Five Elements of UX Design
The five elements of UX design, from abstract to concrete, are strategy, scope, structure, skeleton, and surface. This model was created and defined by designer Jesse James Garrett in The Elements of User Experience. User experience (UX) design encompasses the entire process, while user interface (UI) design primarily focuses on the surface.
- Strategy: What problem is this product intended to solve? This layer, the most abstract of the model, takes into consideration both user needs and business goals.
- Scope: What is the product that will be created to solve the problem? Within this layer, the team defines functional requirements (what features to build) and content requirements (written and visual information to include).
- Structure: How is the design organized and how do interactions work? This layer includes information architecture (the structure and organization of content) and interaction design (the interactive experience of the product).

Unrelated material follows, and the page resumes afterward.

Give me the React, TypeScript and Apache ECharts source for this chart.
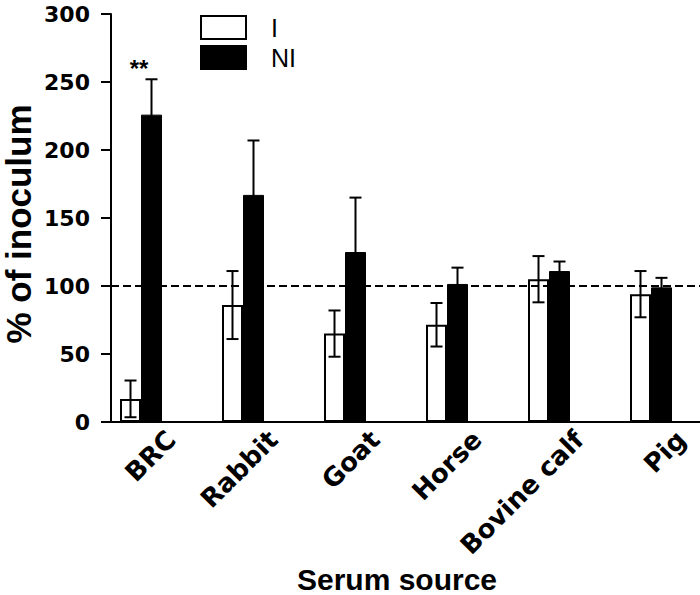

- Skeleton: How is information presented and arranged? This layer begins to consider UI design (design of interface elements), navigation design (how users move through a system), and information design (presenting information to facilitate understanding). A common output at this stage is a set of wireframes.
- Surface: How does the product look and feel to users? This stage emphasizes visual design, for example, what colors and typefaces are used, and is the stage where UI design is front and center (though it is not exclusive to the surface).
In general, product teams work from the abstract “Strategy” layer through increasingly concrete layers all the way to the “Surface,” though in practice, there is likely to be some overlap and iteration between layers.